In his first speech following his election as pope in 2013, Francis joked that: "You all know that the duty of the conclave was to give a bishop to Rome. It seems that my brother cardinals have come almost to the ends of the earth to get him."

By selecting García Cuerva, a self-described "bishop of the peripheries" who hails from Argentina's remote southern province of Santa Cruz, it seems the pope has followed a similar course for his hometown. 

In a similar move earlier this year, Francis — who has been pope for 10 years — made an equally surprising pick in naming the 51-year old Bishop Frank Leo to succeed Cardinal Thomas Collins as Archbishop of Toronto. The selection of the youthful Leo to lead Canada’s largest Catholic diocese was widely viewed as a legacy appointment in North America.

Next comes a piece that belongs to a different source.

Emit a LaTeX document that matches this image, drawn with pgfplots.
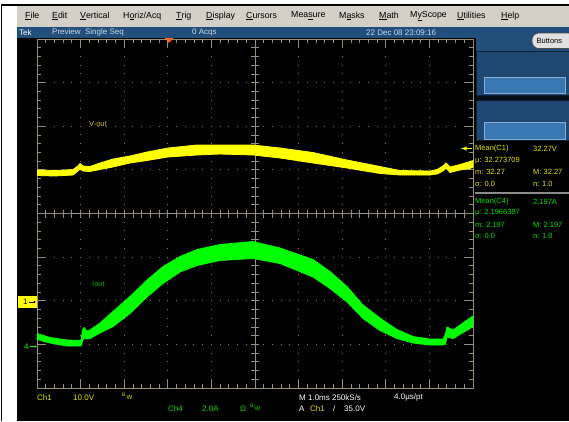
\documentclass[border=0pt]{standalone}
\usepackage{fontspec}
\setmainfont{Liberation Sans}
\usepackage{pgfplots}
\pgfplotsset{compat=1.18}

\definecolor{menugray}{RGB}{212,208,200}
\definecolor{tekblue}{RGB}{33,78,122}
\definecolor{boxblue}{RGB}{30,72,114}
\definecolor{innerblue}{RGB}{58,120,180}
\definecolor{gratcol}{RGB}{150,143,122}
\definecolor{dotcol}{RGB}{125,125,112}
\definecolor{tyellow}{RGB}{255,255,0}
\definecolor{tgreen}{RGB}{0,255,0}
\definecolor{lyellow}{RGB}{228,228,0}
\definecolor{lgreen}{RGB}{0,225,0}
\definecolor{titletext}{RGB}{205,215,228}
\definecolor{trigorange}{RGB}{255,100,30}

\newcommand\menufont{\fontsize{8.8}{10}\selectfont}
\newcommand\scopefont{\fontsize{8}{9.5}\selectfont}
\newcommand\measfont{\fontsize{7.5}{9}\selectfont}

\begin{document}
\begin{tikzpicture}
\useasboundingbox (0pt,-421pt) rectangle (569pt,0pt);
\begin{scope}[x=1pt,y=-1pt]
% window frame
\fill[white] (0,0) rectangle (569,421);
\fill[black] (1,4) rectangle (569,5.5);
\fill[black] (1,4) rectangle (2.3,421);
% menu bar
\fill[menugray] (17,5.5) rectangle (569,27);
\begin{scope}[every node/.style={anchor=west,inner sep=0,font=\menufont}]
\node at (25,16) {\underline{F}ile};
\node at (52,16) {\underline{E}dit};
\node at (80,16) {\underline{V}ertical};
\node at (123,16) {H\underline{o}riz/Acq};
\node at (176,16) {\underline{T}rig};
\node at (206,16) {\underline{D}isplay};
\node at (246,16) {\underline{C}ursors};
\node at (291,16) {Mea\underline{s}ure};
\node at (339,16) {M\underline{a}sks};
\node at (379,16) {\underline{M}ath};
\node at (410,16) {M\underline{y}Scope};
\node at (457,16) {\underline{U}tilities};
\node at (501,16) {\underline{H}elp};
\end{scope}
% title bar and screen
\fill[tekblue] (17,27) rectangle (569,38);
\fill[black] (17,38) rectangle (569,421);
\begin{scope}[every node/.style={anchor=west,inner sep=0,font=\scopefont,text=titletext}]
\node[text=white] at (19,32.5) {Tek};
\node at (52,32.5) {Preview\ \ Single Seq};
\node at (192,32.5) {0 Acqs};
\node at (366,32.5) {22 Dec 08 23:09:16};
\end{scope}
% right panel
\fill[tekblue] (475.5,38) rectangle (569,141);
\fill[black!80!tekblue] (475.5,96) rectangle (569,100);
\filldraw[fill=boxblue,draw=black!60!tekblue,line width=0.8] (476.5,51.5) rectangle (570,95.5);
\filldraw[fill=innerblue,draw=innerblue!60!white,line width=0.8] (484,77) rectangle (565,93);
\filldraw[fill=boxblue,draw=black!60!tekblue,line width=0.8] (476.5,100.5) rectangle (570,140.5);
\filldraw[fill=innerblue,draw=innerblue!60!white,line width=0.8] (484,122) rectangle (565,139);
\filldraw[fill=black!12,draw=black!70,line width=0.6,rounded corners=7] (532,33) rectangle (575,48.5);
\node[anchor=west,inner sep=0,font=\measfont] at (536.5,40.8) {Buttons};
% graticule dots
\foreach \i in {1,2,3,4,6,7,8,9} {
  \foreach \k in {1,...,39} {
    \fill[dotcol] ({37+43.6*\i-0.5},{39+8.725*\k-0.5}) rectangle ++(1,1);
  }
}
\foreach \j in {1,2,3,5,6,7} {
  \foreach \k in {1,...,49} {
    \fill[dotcol] ({37+8.72*\k-0.5},{39+43.625*\j-0.5}) rectangle ++(1,1);
  }
}
% graticule frame, centre lines and ticks
\begin{scope}[draw=gratcol,line width=0.8]
\draw (37,39) rectangle (473,388);
\draw (255,39) -- (255,388);
\draw (37,213.5) -- (473,213.5);
\foreach \k in {1,...,49} {
  \pgfmathsetmacro\tl{mod(\k,5)==0 ? 8 : 4}
  \draw ({37+8.72*\k},39) -- ++(0,\tl);
  \draw ({37+8.72*\k},388) -- ++(0,-\tl);
  \draw ({37+8.72*\k},209.5) -- ++(0,8);
}
\foreach \k in {1,...,39} {
  \pgfmathsetmacro\tl{mod(\k,5)==0 ? 8 : 4}
  \draw (37,{39+8.725*\k}) -- ++(\tl,0);
  \draw (473,{39+8.725*\k}) -- ++(-\tl,0);
  \draw (251,{39+8.725*\k}) -- ++(8,0);
}
\end{scope}
\fill[trigorange] (164.5,38) -- (173.5,38) -- (169,43) -- cycle;
\end{scope}
% traces: outline of each noisy band (upper edge left to right, lower edge back)
\begin{axis}[at={(0pt,-421pt)},anchor=south west,scale only axis,
  width=569pt,height=421pt,xmin=0,xmax=569,ymin=0,ymax=421,
  y dir=reverse,axis lines=none,ticks=none,clip=false]
\addplot[fill=tyellow,draw=tyellow,line width=0.8] coordinates {
 (37,170)(55,170.5)(73,169.5)(78,166)(80,163.5)(83,166)(90,166.5)(100,163)
 (113,159)(130,156)(147,152)(168,148)(197,145)(220,145)(253,145)(280,148)
 (313,152.5)(347,160)(380,166.5)(400,170.5)(430,171)(437,169.5)(443,166)
 (446,163)(450,167)(460,164.5)(470,161.5)(473,160.5)
 (473,167)(470,168.5)(460,170)(450,172.5)(446,168)(443,171)(437,174)(430,175)
 (400,175)(380,173.5)(347,168)(313,163)(280,158)(253,155)(220,154)(197,155)
 (168,157)(147,160.5)(130,163)(113,167)(100,169.5)(90,171.5)(83,171)(80,169)
 (78,171)(73,175)(55,176)(37,175.5)
};
\addplot[fill=tgreen,draw=tgreen,line width=0.8] coordinates {
 (37,333.5)(50,337.5)(67,340)(81,340.5)(82.5,330)(84,327.5)(87,331)(90,330)
 (100,323)(113,311.5)(130,296.5)(147,280)(163,266.5)(180,256.5)(197,249.5)
 (220,244.5)(253,241.5)(280,248)(313,259.5)(330,271.5)(347,286.5)(363,305)
 (380,318)(397,329.5)(413,336.5)(430,339)(443,339)(445.5,334)(447,327)
 (453,330)(470,318)(473,316)
 (473,326)(470,328.5)(453,338.5)(447,337)(445.5,344)(443,345)(430,345)
 (413,343)(397,338.5)(380,330.5)(363,318.5)(347,302)(330,288.5)(313,277)
 (280,263.5)(253,258.5)(220,260.5)(197,265.5)(180,272)(163,283.5)(147,297)
 (130,313.5)(113,326.5)(100,333)(90,338.5)(87,339)(84,338)(82.5,341)
 (81,346)(67,346)(50,343)(37,339.5)
};
\end{axis}
\begin{scope}[x=1pt,y=-1pt]
% trace labels and markers
\node[anchor=west,inner sep=0,font=\measfont,text=yellow!75!black] at (89,124) {V-out};
\node[anchor=west,inner sep=0,font=\measfont,text=green!70!black] at (92,284) {Iout};
\fill[tyellow] (18,296) rectangle (37,308);
\node[anchor=west,inner sep=0,font=\scopefont] at (23,302) {1};
\draw[black,line width=0.7] (29,302) -- (34,302);
\fill[black] (34.5,302) circle (1.1);
\node[anchor=west,inner sep=0,font=\scopefont,text=tgreen] at (24,347) {4};
\draw[tgreen,line width=0.7] (30,346.5) -- (35,346.5);
\fill[tgreen] (35.5,346.5) circle (1.1);
\draw[tyellow,line width=0.9,-latex] (472,148.5) -- (461,148.5);
% measurement readouts
\begin{scope}[every node/.style={anchor=west,inner sep=0,font=\measfont}]
\node[text=lyellow] at (475,148.5) {Mean(C1)};
\node[text=lyellow] at (533,148.5) {32.27V};
\node[text=lyellow] at (475,160.5) {μ: 32.273709};
\node[text=lyellow] at (475,172) {m: 32.27};
\node[text=lyellow] at (533,172) {M: 32.27};
\node[text=lyellow] at (475,183.5) {σ: 0.0};
\node[text=lyellow] at (533,183.5) {n: 1.0};
\node[text=lgreen] at (475,202) {Mean(C4)};
\node[text=lgreen] at (533,202) {2.197A};
\node[text=lgreen] at (475,213) {μ: 2.1966387};
\node[text=lgreen] at (475,224.5) {m: 2.197};
\node[text=lgreen] at (533,224.5) {M: 2.197};
\node[text=lgreen] at (475,236) {σ: 0.0};
\node[text=lgreen] at (533,236) {n: 1.0};
\end{scope}
\draw[black!45,line width=1.2] (475,193) -- (569,193);
% bottom readouts
\begin{scope}[every node/.style={anchor=west,inner sep=0,font=\scopefont}]
\node[text=lyellow] at (37,397.5) {Ch1};
\node[text=lyellow] at (73,397.5) {10.0V};
\node[text=lyellow,font=\fontsize{5}{6}\selectfont] at (122,394.5) {B};
\node[text=lyellow,font=\fontsize{6}{7}\selectfont] at (126.5,397.5) {W};
\node[text=lgreen] at (168,408.5) {Ch4};
\node[text=lgreen] at (202,408.5) {2.0A};
\node[text=lgreen] at (240,408.5) {Ω};
\node[text=lgreen,font=\fontsize{5}{6}\selectfont] at (250,405.5) {B};
\node[text=lgreen,font=\fontsize{6}{7}\selectfont] at (254.5,408.5) {W};
\node[text=white] at (299,397.5) {M 1.0ms 250kS/s};
\node[text=white] at (394,397.5) {4.0µs/pt};
\node[text=white] at (299,408.5) {A};
\node[text=lyellow] at (310,408.5) {Ch1};
\node[text=white] at (333,408.5) {/};
\node[text=white] at (344,408.5) {35.0V};
\end{scope}
\end{scope}
\end{tikzpicture}
\end{document}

The 86-year-old Francis will also have the opportunity to radically reshape the U.S. hierarchy in the next two years, with 13 archdioceses and over 20 dioceses needing new bishops by 2025. 

In addition to taking over the reins of the massive diocese of Buenos Aires, García Cuerva may find himself with the extra responsibility of overseeing a much anticipated homecoming of Francis next year.  

On May 25, just a day before García Cuerva's appointment, Francis told a group of young people that he hopes to make his firstreturn to Argentina since being elected pope in 2013.

"My idea is to go next year," said the pope. "We'll see if we can."